# COLLECTED DATA:
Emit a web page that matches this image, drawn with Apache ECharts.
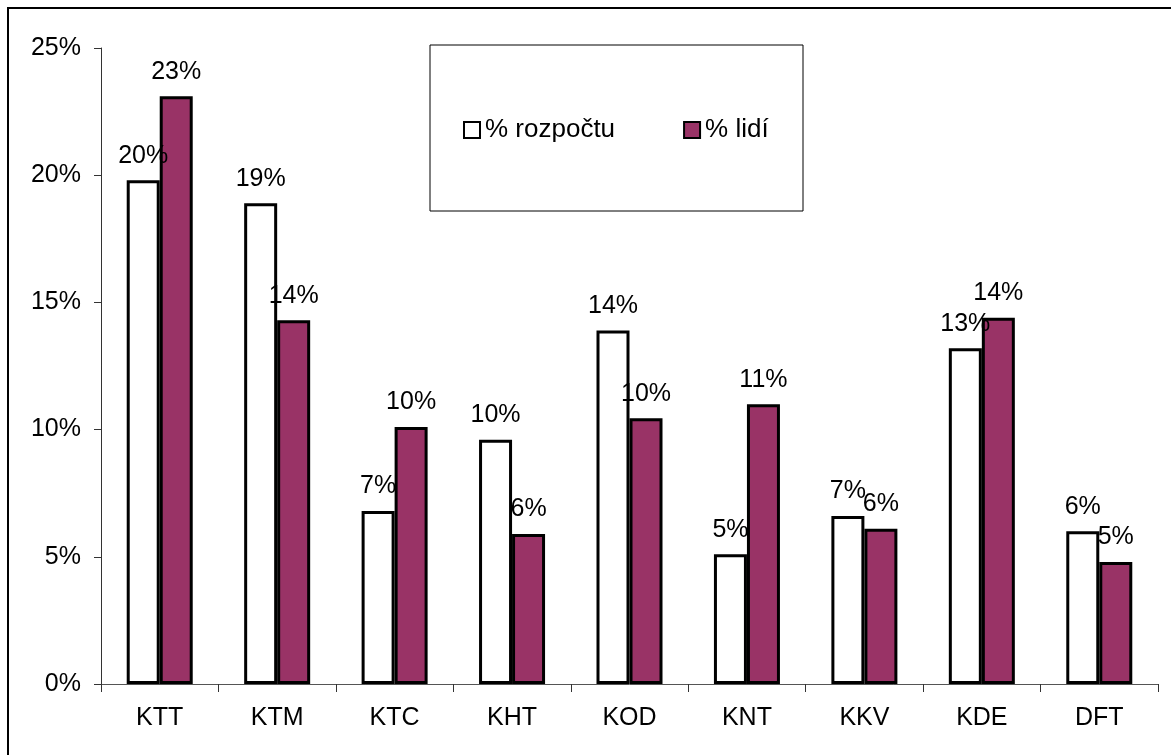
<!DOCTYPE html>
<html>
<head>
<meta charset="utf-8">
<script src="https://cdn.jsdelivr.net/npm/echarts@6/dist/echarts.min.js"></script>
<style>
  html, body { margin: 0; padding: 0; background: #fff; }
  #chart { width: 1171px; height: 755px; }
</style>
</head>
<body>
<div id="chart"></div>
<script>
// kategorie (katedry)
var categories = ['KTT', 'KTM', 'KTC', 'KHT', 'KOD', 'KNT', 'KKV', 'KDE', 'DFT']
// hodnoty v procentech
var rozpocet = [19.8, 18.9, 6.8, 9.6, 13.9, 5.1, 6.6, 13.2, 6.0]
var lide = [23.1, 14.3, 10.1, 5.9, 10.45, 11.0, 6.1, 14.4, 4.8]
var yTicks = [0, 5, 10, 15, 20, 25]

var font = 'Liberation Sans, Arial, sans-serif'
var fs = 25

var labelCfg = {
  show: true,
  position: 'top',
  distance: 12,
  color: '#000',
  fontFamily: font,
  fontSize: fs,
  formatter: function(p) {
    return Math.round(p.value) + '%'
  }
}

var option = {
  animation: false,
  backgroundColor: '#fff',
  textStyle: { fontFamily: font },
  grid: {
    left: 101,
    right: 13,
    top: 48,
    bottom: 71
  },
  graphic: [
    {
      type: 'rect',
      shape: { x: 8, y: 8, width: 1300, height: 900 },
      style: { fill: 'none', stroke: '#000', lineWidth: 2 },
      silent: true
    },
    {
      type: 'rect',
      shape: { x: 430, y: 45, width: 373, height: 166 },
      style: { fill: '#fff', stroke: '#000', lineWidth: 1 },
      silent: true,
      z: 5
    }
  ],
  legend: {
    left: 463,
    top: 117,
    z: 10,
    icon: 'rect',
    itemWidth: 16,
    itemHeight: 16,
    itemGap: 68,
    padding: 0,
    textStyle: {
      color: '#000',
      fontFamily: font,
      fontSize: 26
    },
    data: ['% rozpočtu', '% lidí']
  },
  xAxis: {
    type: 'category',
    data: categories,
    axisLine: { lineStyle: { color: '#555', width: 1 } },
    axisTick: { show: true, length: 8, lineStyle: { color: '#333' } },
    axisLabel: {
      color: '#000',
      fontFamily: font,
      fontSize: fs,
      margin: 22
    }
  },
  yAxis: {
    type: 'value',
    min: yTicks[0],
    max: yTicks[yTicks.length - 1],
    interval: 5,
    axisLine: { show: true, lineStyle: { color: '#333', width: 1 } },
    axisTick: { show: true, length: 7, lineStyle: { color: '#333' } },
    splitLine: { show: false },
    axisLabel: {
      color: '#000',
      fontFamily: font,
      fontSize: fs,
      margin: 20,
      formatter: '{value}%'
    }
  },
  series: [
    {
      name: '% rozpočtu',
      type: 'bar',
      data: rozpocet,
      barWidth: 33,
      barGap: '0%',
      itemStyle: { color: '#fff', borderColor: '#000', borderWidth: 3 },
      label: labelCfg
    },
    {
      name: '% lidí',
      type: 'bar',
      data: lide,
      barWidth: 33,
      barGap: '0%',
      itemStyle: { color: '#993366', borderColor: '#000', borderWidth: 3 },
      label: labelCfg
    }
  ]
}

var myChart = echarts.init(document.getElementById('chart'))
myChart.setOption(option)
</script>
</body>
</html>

# PROBLEM:
Leave the images out and output the remaining material exactly as it stands.

# EXERCISE RESULT:
Emit a web page that matches this image, drawn with Apache ECharts.
<!DOCTYPE html>
<html>
<head>
<meta charset="utf-8">
<script src="https://cdn.jsdelivr.net/npm/echarts@6/dist/echarts.min.js"></script>
<style>
  html, body { margin: 0; padding: 0; background: #fff; }
  #chart { width: 1171px; height: 755px; }
</style>
</head>
<body>
<div id="chart"></div>
<script>
// kategorie (katedry)
var categories = ['KTT', 'KTM', 'KTC', 'KHT', 'KOD', 'KNT', 'KKV', 'KDE', 'DFT']
// hodnoty v procentech
var rozpocet = [19.8, 18.9, 6.8, 9.6, 13.9, 5.1, 6.6, 13.2, 6.0]
var lide = [23.1, 14.3, 10.1, 5.9, 10.45, 11.0, 6.1, 14.4, 4.8]
var yTicks = [0, 5, 10, 15, 20, 25]

var font = 'Liberation Sans, Arial, sans-serif'
var fs = 25

var labelCfg = {
  show: true,
  position: 'top',
  distance: 12,
  color: '#000',
  fontFamily: font,
  fontSize: fs,
  formatter: function(p) {
    return Math.round(p.value) + '%'
  }
}

var option = {
  animation: false,
  backgroundColor: '#fff',
  textStyle: { fontFamily: font },
  grid: {
    left: 101,
    right: 13,
    top: 48,
    bottom: 71
  },
  graphic: [
    {
      type: 'rect',
      shape: { x: 8, y: 8, width: 1300, height: 900 },
      style: { fill: 'none', stroke: '#000', lineWidth: 2 },
      silent: true
    },
    {
      type: 'rect',
      shape: { x: 430, y: 45, width: 373, height: 166 },
      style: { fill: '#fff', stroke: '#000', lineWidth: 1 },
      silent: true,
      z: 5
    }
  ],
  legend: {
    left: 463,
    top: 117,
    z: 10,
    icon: 'rect',
    itemWidth: 16,
    itemHeight: 16,
    itemGap: 68,
    padding: 0,
    textStyle: {
      color: '#000',
      fontFamily: font,
      fontSize: 26
    },
    data: ['% rozpočtu', '% lidí']
  },
  xAxis: {
    type: 'category',
    data: categories,
    axisLine: { lineStyle: { color: '#555', width: 1 } },
    axisTick: { show: true, length: 8, lineStyle: { color: '#333' } },
    axisLabel: {
      color: '#000',
      fontFamily: font,
      fontSize: fs,
      margin: 22
    }
  },
  yAxis: {
    type: 'value',
    min: yTicks[0],
    max: yTicks[yTicks.length - 1],
    interval: 5,
    axisLine: { show: true, lineStyle: { color: '#333', width: 1 } },
    axisTick: { show: true, length: 7, lineStyle: { color: '#333' } },
    splitLine: { show: false },
    axisLabel: {
      color: '#000',
      fontFamily: font,
      fontSize: fs,
      margin: 20,
      formatter: '{value}%'
    }
  },
  series: [
    {
      name: '% rozpočtu',
      type: 'bar',
      data: rozpocet,
      barWidth: 33,
      barGap: '0%',
      itemStyle: { color: '#fff', borderColor: '#000', borderWidth: 3 },
      label: labelCfg
    },
    {
      name: '% lidí',
      type: 'bar',
      data: lide,
      barWidth: 33,
      barGap: '0%',
      itemStyle: { color: '#993366', borderColor: '#000', borderWidth: 3 },
      label: labelCfg
    }
  ]
}

var myChart = echarts.init(document.getElementById('chart'))
myChart.setOption(option)
</script>
</body>
</html>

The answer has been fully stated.